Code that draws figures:
((
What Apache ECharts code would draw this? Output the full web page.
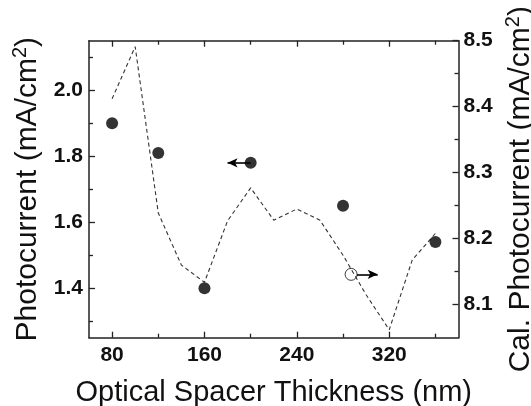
<!DOCTYPE html>
<html>
<head>
<meta charset="utf-8">
<script src="https://cdn.jsdelivr.net/npm/echarts@6/dist/echarts.min.js"></script>
<style>html,body{margin:0;padding:0;background:#fff}#c{width:531px;height:406px}</style>
</head>
<body>
<div id="c"></div>
<script>
// Measured photocurrent (left axis)
const measX = [80, 120, 160, 200, 280, 360];
const measY = [1.90, 1.81, 1.40, 1.78, 1.65, 1.54];
// Calculated photocurrent (right axis)
const calX = [80, 100, 120, 140, 160, 180, 200, 220, 240, 260, 280, 300, 320, 340, 360];
const calY = [8.412, 8.491, 8.239, 8.160, 8.134, 8.227, 8.277, 8.228, 8.245, 8.228, 8.175, 8.115, 8.062, 8.168, 8.208];
// Annotation markers (open circle on the calculated curve) and arrows
const openMarker = [287, 8.146];
const leftArrow = { from: [200, 1.78], to: [180, 1.78] };
const rightArrow = { from: [292, 8.146], to: [310, 8.146] };
// Tick values
const xMajor = [80, 160, 240, 320];
const xMinor = [120, 200, 280, 360];
const yLeftMajor = [1.4, 1.6, 1.8, 2.0];
const yLeftMinor = [1.3, 1.5, 1.7, 1.9, 2.1];
const yRightMajor = [8.1, 8.2, 8.3, 8.4, 8.5];
const yRightMinor = [8.15, 8.25, 8.35, 8.45];

const FONT = 'Liberation Sans, Arial, sans-serif';
const AX = '#222';
const tickFont = { fontSize: 21, fontWeight: 'bold', color: '#111', fontFamily: FONT };
const nameRich = {
  a: { fontSize: 30, fontFamily: FONT, color: '#111', lineHeight: 34 },
  s: { fontSize: 20, fontFamily: FONT, color: '#111', lineHeight: 20, verticalAlign: 'top' }
};

function xAx(pos, ticks, len, withLine, withLabel) {
  const o = {
    type: 'value', position: pos, min: 60, max: 380,
    axisLine: { show: withLine, lineStyle: { color: AX, width: 1.5 } },
    axisTick: { show: true, inside: true, length: len, customValues: ticks, lineStyle: { color: AX, width: 1.3 } },
    axisLabel: withLabel ? Object.assign({ show: true, customValues: ticks, margin: 7 }, tickFont) : { show: false },
    splitLine: { show: false }
  };
  if (withLabel) {
    o.name = 'Optical Spacer Thickness (nm)';
    o.nameLocation = 'middle';
    o.nameGap = 41;
    o.nameTextStyle = { fontSize: 29, fontFamily: FONT, color: '#111' };
  }
  return o;
}
function yAx(pos, min, max, ticks, len, withLine, withLabel, name, gap, margin) {
  const o = {
    type: 'value', position: pos, min: min, max: max,
    axisLine: { show: withLine, lineStyle: { color: AX, width: 1.5 } },
    axisTick: { show: true, inside: true, length: len, customValues: ticks, lineStyle: { color: AX, width: 1.3 } },
    axisLabel: withLabel ? Object.assign({ show: true, customValues: ticks, margin: margin, formatter: v => v.toFixed(1) }, tickFont) : { show: false },
    splitLine: { show: false }
  };
  if (name) {
    o.name = name;
    o.nameLocation = 'middle';
    o.nameGap = gap;
    o.nameTextStyle = { rich: nameRich };
  }
  return o;
}

const arrowStyle = {
  silent: true, symbol: ['none', 'arrow'], symbolSize: [7, 10],
  label: { show: false },
  itemStyle: { color: '#000' },
  lineStyle: { color: '#000', width: 1.6, type: 'solid' }
};

const chart = echarts.init(document.getElementById('c'), null, { renderer: 'canvas' });
chart.setOption({
  animation: false,
  backgroundColor: '#fff',
  grid: { left: 89, right: 72.5, top: 40.7, bottom: 68.3, containLabel: false, outerBoundsMode: 'none' },
  xAxis: [
    xAx('bottom', xMajor, 6, true, true),
    xAx('bottom', xMinor, 4, false, false),
    xAx('top', xMajor, 6, true, false),
    xAx('top', xMinor, 4, false, false)
  ],
  yAxis: [
    yAx('left', 1.25, 2.15, yLeftMajor, 6, true, true, '{a|Photocurrent (mA/cm}{s|2}{a|)}', 38, 6),
    yAx('left', 1.25, 2.15, yLeftMinor, 4, false, false),
    yAx('right', 8.05, 8.5, yRightMajor, 6, true, true, '{a|Cal. Photocurrent (mA/cm}{s|2}{a|)}', 38, 5),
    yAx('right', 8.05, 8.5, yRightMinor, 4, false, false)
  ],
  series: [
    {
      type: 'line', xAxisIndex: 0, yAxisIndex: 2,
      data: calX.map((x, i) => [x, calY[i]]),
      showSymbol: false, symbol: 'none',
      lineStyle: { color: '#333', width: 1.1, type: [4, 3] },
      z: 2
    },
    {
      type: 'scatter', xAxisIndex: 0, yAxisIndex: 0,
      data: measX.map((x, i) => [x, measY[i]]),
      symbol: 'circle', symbolSize: 12,
      itemStyle: { color: '#000' },
      z: 4,
      markLine: Object.assign({ data: [[{ coord: leftArrow.from }, { coord: leftArrow.to }]] }, arrowStyle)
    },
    {
      type: 'scatter', xAxisIndex: 0, yAxisIndex: 2,
      data: [openMarker],
      symbol: 'circle', symbolSize: 12,
      itemStyle: { color: 'rgba(0,0,0,0)', borderColor: '#111', borderWidth: 1 },
      z: 4,
      markLine: Object.assign({ data: [[{ coord: rightArrow.from }, { coord: rightArrow.to }]] }, arrowStyle)
    }
  ]
});
</script>
</body>
</html>
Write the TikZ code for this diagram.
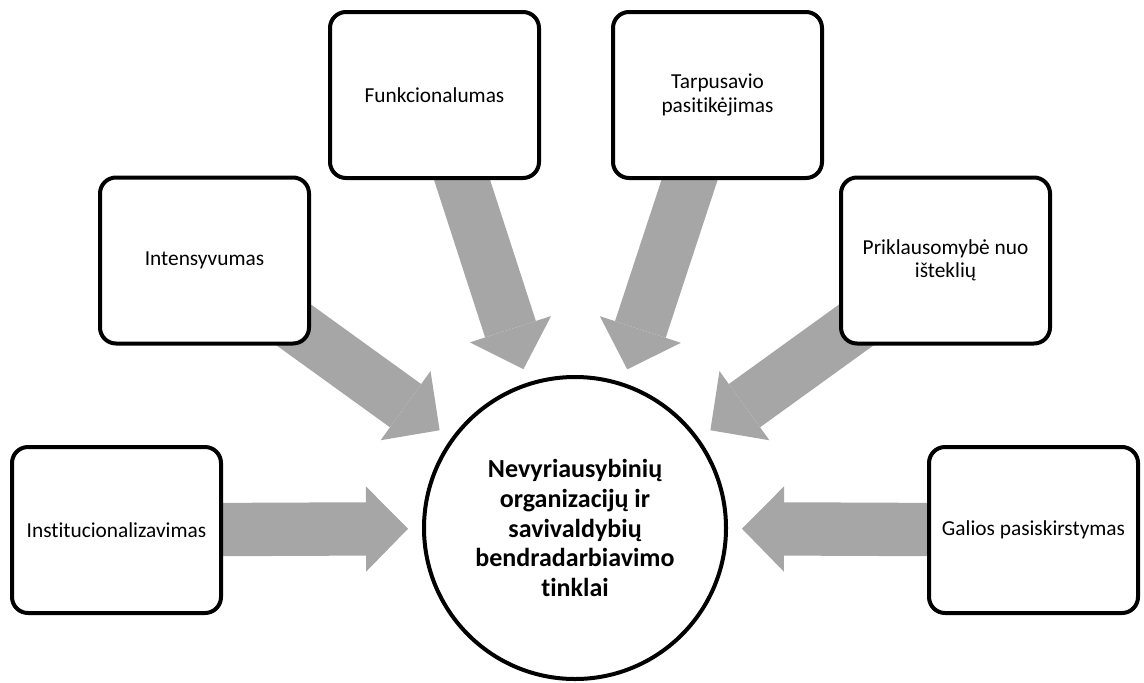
\documentclass[tikz,border=0pt]{standalone}
\usepackage{fontspec}
\setmainfont{Carlito}[Ligatures=NoCommon]
\usetikzlibrary{arrows.meta, backgrounds}
\definecolor{arrowgray}{RGB}{166,166,166}
\begin{document}
\begin{tikzpicture}[x=0.75pt, y=-0.75pt,
    factor/.style={draw, line width=3pt, rounded corners=12pt, fill=white,
      minimum width=156.75pt, minimum height=124.5pt, align=center,
      font=\fontsize{16}{17.5}\selectfont},
    hub/.style={draw, circle, line width=3pt, fill=white, minimum size=226.5pt,
      inner sep=0pt, align=center, font=\bfseries\fontsize{19.5}{22.3}\selectfont},
    blockarrow/.style={arrowgray, line width=40pt, shorten >=10.5pt,
      -{Triangle[length=31.5pt, width=64pt, line width=0pt]}}]
  \useasboundingbox (0,0) rectangle (1144,682);

  \node[hub] (tinklai) at (575,528) {Nevyriausybinių\\organizacijų ir\\savivaldybių\\bendradarbiavimo\\tinklai};

  \node[factor] (inst) at (116.5,530) {Institucionalizavimas};
  \node[factor] (intens) at (204.5,260.5) {Intensyvumas};
  \node[factor] (funkc) at (434.5,95) {Funkcionalumas};
  \node[factor] (pasit) at (717.5,95) {Tarpusavio\\pasitikėjimas};
  \node[factor] (priklaus) at (945.5,260.5) {Priklausomybė nuo\\išteklių};
  \node[factor] (galia) at (1033.5,530) {Galios pasiskirstymas};

  \begin{scope}[on background layer]
    \foreach \src in {inst, intens, funkc, pasit, priklaus, galia}
      \draw[blockarrow] (\src.center) -- (tinklai);
  \end{scope}
\end{tikzpicture}
\end{document}
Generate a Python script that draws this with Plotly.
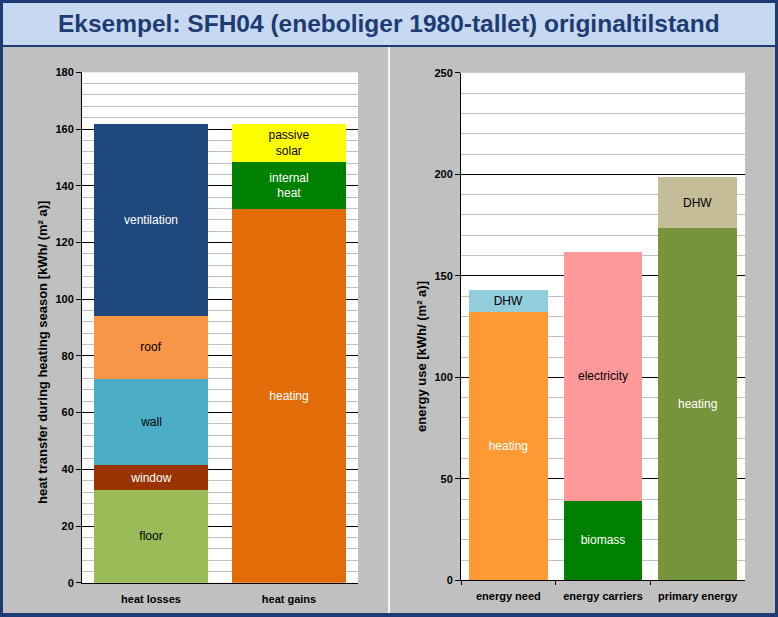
))
What you are asked to do:
Quote every record above exactly, leaving out the pictures.

Solution:
What Apache ECharts code would draw this? Output the full web page.
<!DOCTYPE html>
<html>
<head>
<meta charset="utf-8">
<script src="https://cdn.jsdelivr.net/npm/echarts@6/dist/echarts.min.js"></script>
<style>html,body{margin:0;padding:0;background:#fff}#c{width:531px;height:406px}</style>
</head>
<body>
<div id="c"></div>
<script>
// Measured photocurrent (left axis)
const measX = [80, 120, 160, 200, 280, 360];
const measY = [1.90, 1.81, 1.40, 1.78, 1.65, 1.54];
// Calculated photocurrent (right axis)
const calX = [80, 100, 120, 140, 160, 180, 200, 220, 240, 260, 280, 300, 320, 340, 360];
const calY = [8.412, 8.491, 8.239, 8.160, 8.134, 8.227, 8.277, 8.228, 8.245, 8.228, 8.175, 8.115, 8.062, 8.168, 8.208];
// Annotation markers (open circle on the calculated curve) and arrows
const openMarker = [287, 8.146];
const leftArrow = { from: [200, 1.78], to: [180, 1.78] };
const rightArrow = { from: [292, 8.146], to: [310, 8.146] };
// Tick values
const xMajor = [80, 160, 240, 320];
const xMinor = [120, 200, 280, 360];
const yLeftMajor = [1.4, 1.6, 1.8, 2.0];
const yLeftMinor = [1.3, 1.5, 1.7, 1.9, 2.1];
const yRightMajor = [8.1, 8.2, 8.3, 8.4, 8.5];
const yRightMinor = [8.15, 8.25, 8.35, 8.45];

const FONT = 'Liberation Sans, Arial, sans-serif';
const AX = '#222';
const tickFont = { fontSize: 21, fontWeight: 'bold', color: '#111', fontFamily: FONT };
const nameRich = {
  a: { fontSize: 30, fontFamily: FONT, color: '#111', lineHeight: 34 },
  s: { fontSize: 20, fontFamily: FONT, color: '#111', lineHeight: 20, verticalAlign: 'top' }
};

function xAx(pos, ticks, len, withLine, withLabel) {
  const o = {
    type: 'value', position: pos, min: 60, max: 380,
    axisLine: { show: withLine, lineStyle: { color: AX, width: 1.5 } },
    axisTick: { show: true, inside: true, length: len, customValues: ticks, lineStyle: { color: AX, width: 1.3 } },
    axisLabel: withLabel ? Object.assign({ show: true, customValues: ticks, margin: 7 }, tickFont) : { show: false },
    splitLine: { show: false }
  };
  if (withLabel) {
    o.name = 'Optical Spacer Thickness (nm)';
    o.nameLocation = 'middle';
    o.nameGap = 41;
    o.nameTextStyle = { fontSize: 29, fontFamily: FONT, color: '#111' };
  }
  return o;
}
function yAx(pos, min, max, ticks, len, withLine, withLabel, name, gap, margin) {
  const o = {
    type: 'value', position: pos, min: min, max: max,
    axisLine: { show: withLine, lineStyle: { color: AX, width: 1.5 } },
    axisTick: { show: true, inside: true, length: len, customValues: ticks, lineStyle: { color: AX, width: 1.3 } },
    axisLabel: withLabel ? Object.assign({ show: true, customValues: ticks, margin: margin, formatter: v => v.toFixed(1) }, tickFont) : { show: false },
    splitLine: { show: false }
  };
  if (name) {
    o.name = name;
    o.nameLocation = 'middle';
    o.nameGap = gap;
    o.nameTextStyle = { rich: nameRich };
  }
  return o;
}

const arrowStyle = {
  silent: true, symbol: ['none', 'arrow'], symbolSize: [7, 10],
  label: { show: false },
  itemStyle: { color: '#000' },
  lineStyle: { color: '#000', width: 1.6, type: 'solid' }
};

const chart = echarts.init(document.getElementById('c'), null, { renderer: 'canvas' });
chart.setOption({
  animation: false,
  backgroundColor: '#fff',
  grid: { left: 89, right: 72.5, top: 40.7, bottom: 68.3, containLabel: false, outerBoundsMode: 'none' },
  xAxis: [
    xAx('bottom', xMajor, 6, true, true),
    xAx('bottom', xMinor, 4, false, false),
    xAx('top', xMajor, 6, true, false),
    xAx('top', xMinor, 4, false, false)
  ],
  yAxis: [
    yAx('left', 1.25, 2.15, yLeftMajor, 6, true, true, '{a|Photocurrent (mA/cm}{s|2}{a|)}', 38, 6),
    yAx('left', 1.25, 2.15, yLeftMinor, 4, false, false),
    yAx('right', 8.05, 8.5, yRightMajor, 6, true, true, '{a|Cal. Photocurrent (mA/cm}{s|2}{a|)}', 38, 5),
    yAx('right', 8.05, 8.5, yRightMinor, 4, false, false)
  ],
  series: [
    {
      type: 'line', xAxisIndex: 0, yAxisIndex: 2,
      data: calX.map((x, i) => [x, calY[i]]),
      showSymbol: false, symbol: 'none',
      lineStyle: { color: '#333', width: 1.1, type: [4, 3] },
      z: 2
    },
    {
      type: 'scatter', xAxisIndex: 0, yAxisIndex: 0,
      data: measX.map((x, i) => [x, measY[i]]),
      symbol: 'circle', symbolSize: 12,
      itemStyle: { color: '#000' },
      z: 4,
      markLine: Object.assign({ data: [[{ coord: leftArrow.from }, { coord: leftArrow.to }]] }, arrowStyle)
    },
    {
      type: 'scatter', xAxisIndex: 0, yAxisIndex: 2,
      data: [openMarker],
      symbol: 'circle', symbolSize: 12,
      itemStyle: { color: 'rgba(0,0,0,0)', borderColor: '#111', borderWidth: 1 },
      z: 4,
      markLine: Object.assign({ data: [[{ coord: rightArrow.from }, { coord: rightArrow.to }]] }, arrowStyle)
    }
  ]
});
</script>
</body>
</html>
Write the TikZ code for this diagram.
\documentclass[tikz,border=0pt]{standalone}
\usepackage{fontspec}
\setmainfont{Carlito}[Ligatures=NoCommon]
\usetikzlibrary{arrows.meta, backgrounds}
\definecolor{arrowgray}{RGB}{166,166,166}
\begin{document}
\begin{tikzpicture}[x=0.75pt, y=-0.75pt,
    factor/.style={draw, line width=3pt, rounded corners=12pt, fill=white,
      minimum width=156.75pt, minimum height=124.5pt, align=center,
      font=\fontsize{16}{17.5}\selectfont},
    hub/.style={draw, circle, line width=3pt, fill=white, minimum size=226.5pt,
      inner sep=0pt, align=center, font=\bfseries\fontsize{19.5}{22.3}\selectfont},
    blockarrow/.style={arrowgray, line width=40pt, shorten >=10.5pt,
      -{Triangle[length=31.5pt, width=64pt, line width=0pt]}}]
  \useasboundingbox (0,0) rectangle (1144,682);

  \node[hub] (tinklai) at (575,528) {Nevyriausybinių\\organizacijų ir\\savivaldybių\\bendradarbiavimo\\tinklai};

  \node[factor] (inst) at (116.5,530) {Institucionalizavimas};
  \node[factor] (intens) at (204.5,260.5) {Intensyvumas};
  \node[factor] (funkc) at (434.5,95) {Funkcionalumas};
  \node[factor] (pasit) at (717.5,95) {Tarpusavio\\pasitikėjimas};
  \node[factor] (priklaus) at (945.5,260.5) {Priklausomybė nuo\\išteklių};
  \node[factor] (galia) at (1033.5,530) {Galios pasiskirstymas};

  \begin{scope}[on background layer]
    \foreach \src in {inst, intens, funkc, pasit, priklaus, galia}
      \draw[blockarrow] (\src.center) -- (tinklai);
  \end{scope}
\end{tikzpicture}
\end{document}
Generate a Python script that draws this with Plotly.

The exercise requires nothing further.